→ **Task instructions**:
Transcribe every line from the top down to the line with "const barFrac = 0.4;", both ends included, but not the pictures.
>> START Dataset section
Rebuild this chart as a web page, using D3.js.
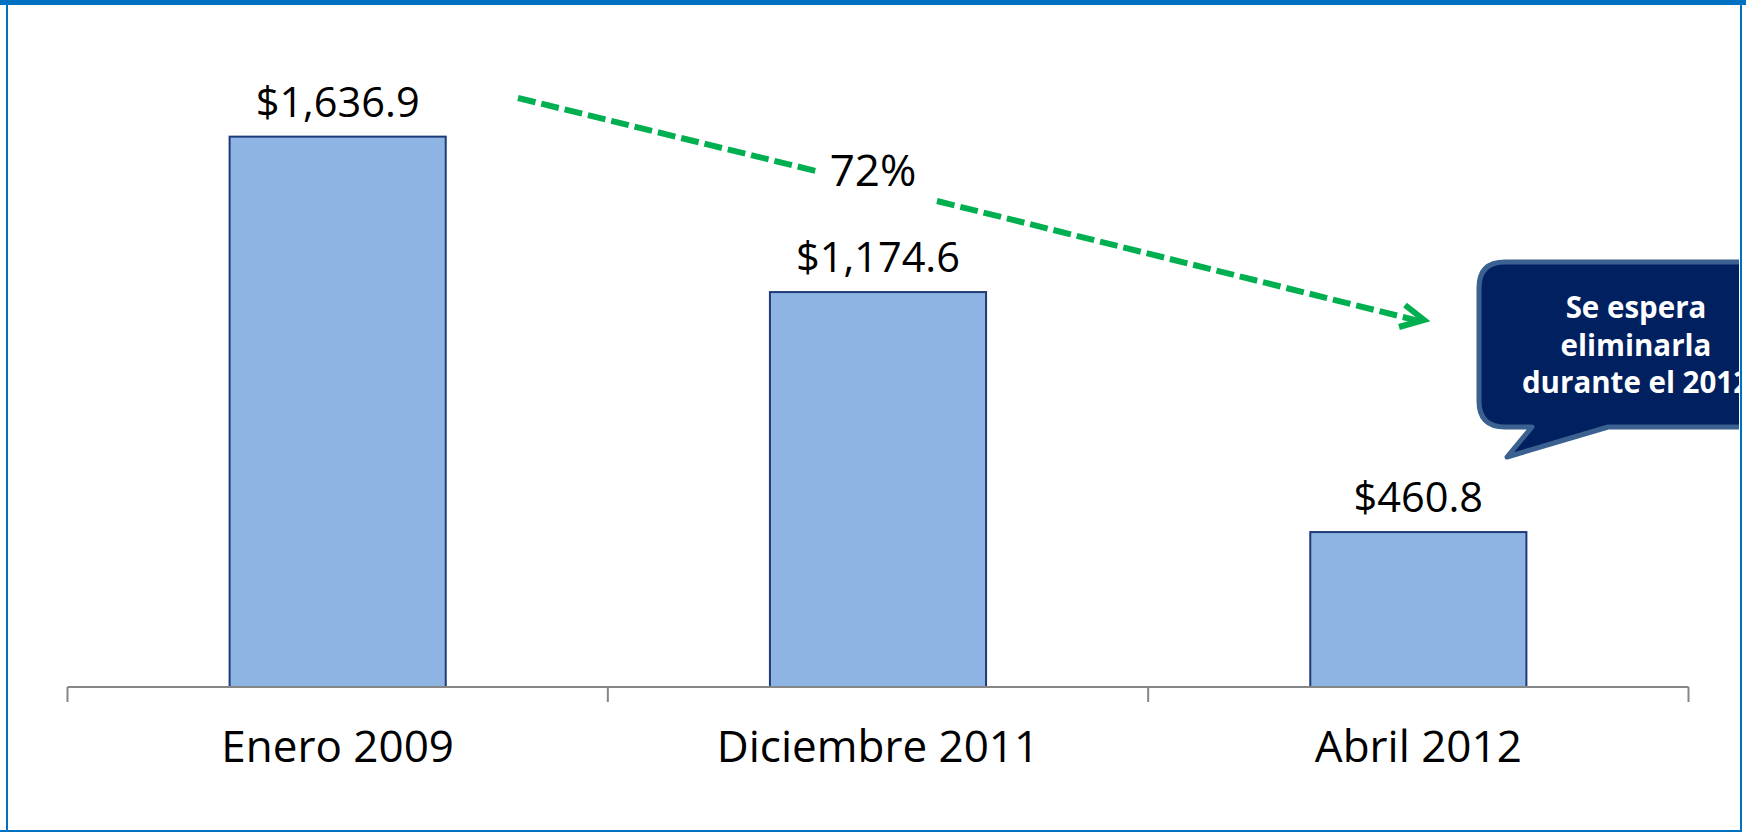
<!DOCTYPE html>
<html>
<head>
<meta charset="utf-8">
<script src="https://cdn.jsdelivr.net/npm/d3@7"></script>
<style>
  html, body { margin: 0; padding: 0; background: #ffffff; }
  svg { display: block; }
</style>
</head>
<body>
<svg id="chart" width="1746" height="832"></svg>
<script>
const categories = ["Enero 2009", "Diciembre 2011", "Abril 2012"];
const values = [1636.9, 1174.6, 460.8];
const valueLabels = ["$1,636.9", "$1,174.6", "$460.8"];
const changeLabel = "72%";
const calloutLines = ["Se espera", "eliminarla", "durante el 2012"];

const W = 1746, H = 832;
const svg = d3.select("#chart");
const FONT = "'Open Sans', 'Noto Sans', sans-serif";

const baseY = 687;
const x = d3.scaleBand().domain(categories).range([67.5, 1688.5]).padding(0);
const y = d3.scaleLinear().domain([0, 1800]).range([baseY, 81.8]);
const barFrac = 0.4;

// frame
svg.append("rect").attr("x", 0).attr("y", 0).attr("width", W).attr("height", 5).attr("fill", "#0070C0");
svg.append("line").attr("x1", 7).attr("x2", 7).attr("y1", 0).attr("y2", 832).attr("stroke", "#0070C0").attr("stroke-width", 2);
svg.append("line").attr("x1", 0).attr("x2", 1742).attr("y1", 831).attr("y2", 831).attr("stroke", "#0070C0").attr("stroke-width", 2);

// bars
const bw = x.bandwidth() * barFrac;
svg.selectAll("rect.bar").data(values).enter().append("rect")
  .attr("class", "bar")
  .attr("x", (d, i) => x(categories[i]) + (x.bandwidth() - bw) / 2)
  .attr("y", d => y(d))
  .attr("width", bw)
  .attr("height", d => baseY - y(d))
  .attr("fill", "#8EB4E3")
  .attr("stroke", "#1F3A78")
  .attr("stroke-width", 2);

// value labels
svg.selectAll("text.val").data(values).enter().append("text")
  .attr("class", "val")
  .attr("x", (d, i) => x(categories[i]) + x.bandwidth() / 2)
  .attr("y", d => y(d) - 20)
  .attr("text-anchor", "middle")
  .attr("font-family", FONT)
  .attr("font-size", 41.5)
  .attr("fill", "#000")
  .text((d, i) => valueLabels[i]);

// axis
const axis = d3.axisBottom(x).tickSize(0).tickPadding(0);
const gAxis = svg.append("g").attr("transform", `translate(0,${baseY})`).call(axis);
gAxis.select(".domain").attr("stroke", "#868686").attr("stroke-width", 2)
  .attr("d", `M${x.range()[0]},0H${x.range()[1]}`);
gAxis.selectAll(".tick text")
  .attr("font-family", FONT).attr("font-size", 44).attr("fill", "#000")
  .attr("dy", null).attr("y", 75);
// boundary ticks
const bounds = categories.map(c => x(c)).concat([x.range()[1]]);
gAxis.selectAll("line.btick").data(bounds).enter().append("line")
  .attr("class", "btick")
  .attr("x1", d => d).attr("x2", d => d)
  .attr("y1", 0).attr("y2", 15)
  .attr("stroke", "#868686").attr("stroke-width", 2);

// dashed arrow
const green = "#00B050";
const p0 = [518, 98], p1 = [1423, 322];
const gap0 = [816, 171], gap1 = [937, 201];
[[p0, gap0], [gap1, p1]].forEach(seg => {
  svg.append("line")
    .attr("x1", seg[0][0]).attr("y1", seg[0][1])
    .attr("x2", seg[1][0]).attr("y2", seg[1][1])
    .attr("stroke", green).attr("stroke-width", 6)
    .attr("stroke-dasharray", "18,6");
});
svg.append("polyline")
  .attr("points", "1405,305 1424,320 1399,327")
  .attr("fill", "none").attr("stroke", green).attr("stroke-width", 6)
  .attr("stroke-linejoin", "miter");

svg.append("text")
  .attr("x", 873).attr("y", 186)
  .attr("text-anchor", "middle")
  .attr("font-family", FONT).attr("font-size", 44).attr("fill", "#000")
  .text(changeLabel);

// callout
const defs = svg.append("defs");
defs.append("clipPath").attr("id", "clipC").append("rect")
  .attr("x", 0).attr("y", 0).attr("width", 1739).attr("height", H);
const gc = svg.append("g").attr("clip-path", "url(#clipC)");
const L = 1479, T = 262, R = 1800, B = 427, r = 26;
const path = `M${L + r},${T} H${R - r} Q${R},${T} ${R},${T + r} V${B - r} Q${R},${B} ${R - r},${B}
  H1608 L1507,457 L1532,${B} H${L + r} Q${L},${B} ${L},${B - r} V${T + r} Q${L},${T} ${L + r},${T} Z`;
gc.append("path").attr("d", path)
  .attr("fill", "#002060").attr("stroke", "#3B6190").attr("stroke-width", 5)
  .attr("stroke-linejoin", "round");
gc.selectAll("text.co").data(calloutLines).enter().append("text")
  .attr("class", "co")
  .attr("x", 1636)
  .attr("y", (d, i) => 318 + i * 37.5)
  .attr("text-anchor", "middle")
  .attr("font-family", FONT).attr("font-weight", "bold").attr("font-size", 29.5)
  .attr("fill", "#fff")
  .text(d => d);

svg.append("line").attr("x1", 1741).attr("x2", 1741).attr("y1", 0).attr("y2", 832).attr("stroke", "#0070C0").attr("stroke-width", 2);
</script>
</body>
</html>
>> END Dataset section
→ **Correct answer**:
Rebuild this chart as a web page, using D3.js.
<!DOCTYPE html>
<html>
<head>
<meta charset="utf-8">
<script src="https://cdn.jsdelivr.net/npm/d3@7"></script>
<style>
  html, body { margin: 0; padding: 0; background: #ffffff; }
  svg { display: block; }
</style>
</head>
<body>
<svg id="chart" width="1746" height="832"></svg>
<script>
const categories = ["Enero 2009", "Diciembre 2011", "Abril 2012"];
const values = [1636.9, 1174.6, 460.8];
const valueLabels = ["$1,636.9", "$1,174.6", "$460.8"];
const changeLabel = "72%";
const calloutLines = ["Se espera", "eliminarla", "durante el 2012"];

const W = 1746, H = 832;
const svg = d3.select("#chart");
const FONT = "'Open Sans', 'Noto Sans', sans-serif";

const baseY = 687;
const x = d3.scaleBand().domain(categories).range([67.5, 1688.5]).padding(0);
const y = d3.scaleLinear().domain([0, 1800]).range([baseY, 81.8]);
const barFrac = 0.4;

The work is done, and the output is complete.